On 21st we checked the Paddyelms - no sign of brood yet. Stopped feeding them and added 2 more bars. We will carry on feeding the Paddycasts and Gettys though. We gave Paul a comb of capped brood from the Paddypines to put in his hive with his new queen.
The next day the Paddycasts were behaving strangely and there was a large group of bees on the ground in front of the nucleus box. We think it must have been the queen who had fallen while attempting to go on her maiden flight. We put another nucleus box on the ground near them and they gathered on the front of it. By the next day they had all gone and the Paddycasts didn't seem happy. We think they may now be queenless.
We had a message that a swarm of bees has moved into the attic of a large house in the village bordering the nature reserve. We went down after dark and investigated. It was in a small attic space above a dormer window. Lots of old comb that a swarm has moved into. We decided it would be too hard to do a cut out but would seek advice.
We tried to get someone with a beevac to come but they were too busy so rang another beekeeper who gave lots of advice about how it could be done. As the alternative is that the home owners get pest control to destroy them, we decided to give it a go. We'll have to wait until next week though when the owners are away because of danger that the bees might get into the house.

Meanwhile they had found another colony in an apple tree. These had built several combs, so have been there a while. We got them into a nucleus box by cutting the comb off and laying it into the box. There was brood, but very little stores.

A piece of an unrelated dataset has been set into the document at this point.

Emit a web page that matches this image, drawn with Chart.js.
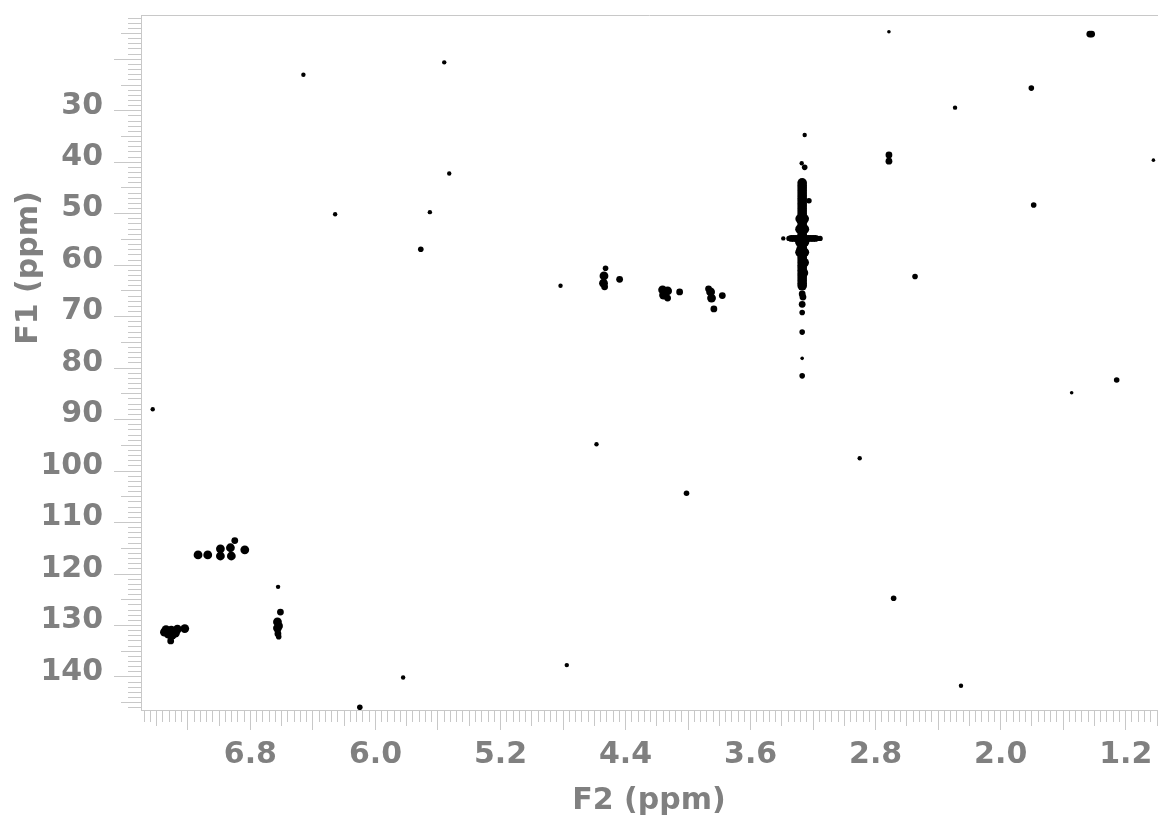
<!DOCTYPE html>
<html>
<head>
<meta charset="utf-8">
<script src="https://cdn.jsdelivr.net/npm/chart.js@4/dist/chart.umd.min.js"></script>
<style>
html,body{margin:0;padding:0;background:#fff;}
#wrap{width:1158px;height:834px;}
</style>
</head>
<body>
<div id="wrap"><canvas id="c" width="1158" height="834"></canvas></div>
<script>
// ---- axis definitions (ppm) ----
const xTitle = "F2 (ppm)";
const yTitle = "F1 (ppm)";
const xRange = [1.0, 7.5];
const yRange = [11.4, 146.42];
const xLabelTicks = [6.8, 6.0, 5.2, 4.4, 3.6, 2.8, 2.0, 1.2];
const yLabelTicks = [30, 40, 50, 60, 70, 80, 90, 100, 110, 120, 130, 140];

// ---- cross peaks [F2, F1] grouped by apparent spot size ----
const peaksTiny = [
  [1.023, 39.6], [2.715, 14.65], [1.546, 84.8], [3.270, 78.1]
];
const peaksSmall = [
  [6.461, 23.0], [5.560, 20.6], [5.528, 42.2], [6.258, 50.1], [5.652, 49.7],
  [2.292, 29.4], [7.425, 88.0], [6.623, 122.5], [5.823, 140.1], [4.586, 94.8],
  [2.902, 97.5], [4.776, 137.7], [2.254, 141.7], [4.816, 64.0], [3.254, 34.7],
  [3.273, 40.2], [3.391, 54.8]
];
const peaksMedium = [
  [5.710, 56.9], [1.804, 25.6], [1.789, 48.3], [2.548, 62.2], [2.685, 124.7],
  [4.010, 104.3], [6.100, 145.9], [1.258, 82.3], [3.254, 41.0], [3.227, 47.5],
  [3.270, 73.0], [3.270, 81.5], [3.270, 69.2], [4.528, 60.6], [6.619, 132.2]
];
const peaksLarge = [
  [1.430, 15.1], [1.418, 15.1], [2.715, 38.6], [2.715, 39.8],
  [4.438, 62.75], [4.054, 65.2], [3.781, 65.9], [3.835, 68.5],
  [6.608, 127.4], [6.614, 130.1], [6.624, 131.6], [4.534, 64.2], [4.131, 66.4],
  [3.869, 64.6], [6.900, 113.5], [7.310, 133.0],
  [3.270, 65.6], [3.265, 66.2], [3.270, 67.6]
];
const peaksXL = [
  [7.135, 116.3], [7.073, 116.3], [6.836, 115.3],
  [6.992, 115.1], [6.992, 116.5], [6.928, 114.9], [6.922, 116.5],
  [7.350, 131.3], [7.306, 130.9], [7.267, 130.7], [7.325, 131.7], [7.280, 131.5], [7.220, 130.6],
  [7.300, 131.9], [7.340, 130.8],
  [4.538, 62.1], [4.541, 63.5],
  [4.163, 64.8], [4.131, 65.0], [4.157, 65.8],
  [3.856, 65.2], [3.850, 66.4],
  [6.627, 129.3], [6.627, 130.5]
];
// ridge at ~3.27 ppm (t1 streak) and its cross bar
const ridgePeaks = [
  [3.270, 44.0], [3.270, 44.5], [3.270, 45.0], [3.270, 45.5], [3.270, 46.0], [3.270, 46.5],
  [3.270, 47.0], [3.270, 47.5], [3.270, 48.0], [3.270, 48.5], [3.270, 49.0], [3.270, 49.5],
  [3.270, 50.0], [3.270, 50.5], [3.270, 51.0], [3.270, 51.5], [3.270, 52.0], [3.270, 52.5],
  [3.270, 53.0], [3.270, 53.5], [3.270, 54.0], [3.270, 54.5], [3.270, 55.0], [3.270, 55.5],
  [3.270, 56.0], [3.270, 56.5], [3.270, 57.0], [3.270, 57.5], [3.270, 58.0], [3.270, 58.5],
  [3.270, 59.0], [3.270, 59.5], [3.270, 60.0], [3.270, 60.5], [3.270, 61.0], [3.270, 61.5],
  [3.270, 62.0], [3.270, 62.5], [3.270, 63.0], [3.270, 63.5], [3.270, 64.0],
  [3.257, 51.0], [3.283, 51.0], [3.256, 53.0], [3.284, 53.0], [3.255, 55.5], [3.285, 55.5],
  [3.256, 57.5], [3.284, 57.5], [3.257, 59.5], [3.262, 61.5], [3.278, 57.0]
];
const crossBarPeaks = [
  [3.340, 54.8], [3.325, 54.8], [3.310, 54.8], [3.295, 54.8],
  [3.245, 54.8], [3.230, 54.8], [3.215, 54.8], [3.200, 54.8], [3.185, 54.8]
];
const crossBarEnds = [
  [3.355, 54.8], [3.170, 54.8], [3.155, 54.8]
];

const toPts = arr => arr.map(p => ({x: p[0], y: p[1]}));
const GRAY = '#808080';
const TICKC = '#c8c8c8';
const FONT = '"DejaVu Sans", Verdana, sans-serif';

function ds(arr, r) {
  return {data: toPts(arr), pointRadius: r, pointHoverRadius: r, backgroundColor: '#000', borderWidth: 0, showLine: false};
}

const yTitlePlugin = {
  id: 'yTitle',
  afterDraw(chart) {
    const ctx = chart.ctx;
    ctx.save();
    ctx.translate(29, 268);
    ctx.rotate(-Math.PI / 2);
    ctx.font = 'bold 30px ' + FONT;
    ctx.fillStyle = GRAY;
    ctx.textAlign = 'center';
    ctx.textBaseline = 'middle';
    ctx.fillText(yTitle, 0, 0);
    ctx.restore();
  }
};

new Chart(document.getElementById('c'), {
  type: 'scatter',
  data: {
    datasets: [
      ds(peaksTiny, 1.8),
      ds(peaksSmall, 2.2),
      ds(peaksMedium, 2.8),
      ds(peaksLarge, 3.4),
      ds(peaksXL, 4.4),
      ds(ridgePeaks, 4.8),
      ds(crossBarPeaks, 3.4),
      ds(crossBarEnds, 2.6)
    ]
  },
  options: {
    responsive: false,
    animation: false,
    events: [],
    layout: {autoPadding: false, padding: {top: 15, right: 1, left: 0, bottom: 0}},
    plugins: {legend: {display: false}, tooltip: {enabled: false}},
    scales: {
      x: {
        type: 'linear', position: 'bottom', reverse: true,
        min: xRange[0], max: xRange[1],
        afterFit: s => { s.height = 124; s.paddingLeft = 0; s.paddingRight = 0; },
        border: {display: true, color: TICKC, width: 1},
        grid: {
          drawOnChartArea: false, drawTicks: true, tickLength: 20, tickColor: TICKC, tickWidth: 1,
          tickBorderDash: ctx => {
            const k = Math.round(ctx.tick.value * 100);
            if (k % 40 === 0) return [];
            if (k % 20 === 0) return [15, 60];
            return [11, 60];
          }
        },
        ticks: {
          stepSize: 0.04, includeBounds: false, autoSkip: false, maxRotation: 0, minRotation: 0,
          padding: 7, color: GRAY, font: {family: FONT, size: 30, weight: 'bold'},
          callback: v => xLabelTicks.some(t => Math.abs(t - v) < 1e-6) ? v.toFixed(1) : ''
        },
        title: {display: true, text: xTitle, color: GRAY, font: {family: FONT, size: 30, weight: 'bold'}, padding: {top: 0, bottom: 15}}
      },
      xt: {
        type: 'linear', position: 'top', reverse: true,
        min: xRange[0], max: xRange[1],
        afterFit: s => { s.height = 0; s.paddingLeft = 0; s.paddingRight = 0; },
        border: {display: true, color: TICKC, width: 1},
        grid: {drawOnChartArea: false, drawTicks: false},
        ticks: {display: false}
      },
      y: {
        type: 'linear', position: 'left', reverse: true,
        min: yRange[0], max: yRange[1],
        afterFit: s => { s.width = 141; s.paddingTop = 0; s.paddingBottom = 0; },
        border: {display: true, color: TICKC, width: 1},
        grid: {
          drawOnChartArea: false, drawTicks: true, tickLength: 27, tickColor: TICKC, tickWidth: 1,
          tickBorderDash: ctx => {
            const v = Math.round(ctx.tick.value);
            if (v % 10 === 0) return [];
            if (v % 5 === 0) return [0, 7, 20, 60];
            return [0, 14, 13, 60];
          }
        },
        ticks: {
          stepSize: 1, includeBounds: false, autoSkip: false, padding: 11, labelOffset: -5,
          color: GRAY, font: {family: FONT, size: 30, weight: 'bold'},
          callback: v => yLabelTicks.includes(Math.round(v)) && Math.abs(v - Math.round(v)) < 1e-6 ? String(Math.round(v)) : ''
        },
        title: {display: false}
      }
    }
  },
  plugins: [yTitlePlugin]
});
</script>
</body>
</html>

The swarm had set up home in this apple tree 

They had built several combs
We got them into a nucleus box

We returned the next day and hung most of the comb under the bars slung with strips of cloth. This was quite difficult and we are unsure if it is going to work. We also gave them a feeder board with a mix of candipolline and fondant.
The next day we cleared the remaining bees out of the Postie hive who we think were all robbers and got it closed up.
The Paddypines were very active and several fanning at the entrance. We think the queen went on her maiden flight.
We are going to take the Apple tree nucleus to Clovelly for a holiday together with the ones from the attic if we manage to remove them next week.

On Saturday 30th July we got a call from another neighbour in the village to say that some bees, or wasps, were building a nest in their garden. We went to take a look and it was a medium sized swarm hanging off a trellis. It was over some steps up to the garden. A bit tricky but we managed to get them straight into a nucleus box. Mick returned after dark to collect them and we set them up next to the Paddies.
The next day we started feeding them and moved the Paddies across the field so the flying bees return to the new nucleus - the Kings.

The swarm is hanging from the trellis above some steps

It was a bit tricky but we got them

Not sure if this was a primary or a cast, reasonable size though

We also heard from the house owner where the bees above the dormer are that they have all gone. I had my suspicions that previous bees had been poisoned there. Maybe the bees decided it wasn't such a good place to live after all. We were both rather relieved as it was going to be a rather difficult job.
We moved the Paddies back to next to the Kings and will try again on the next sunny day. A lot of the bees had gone but not enough.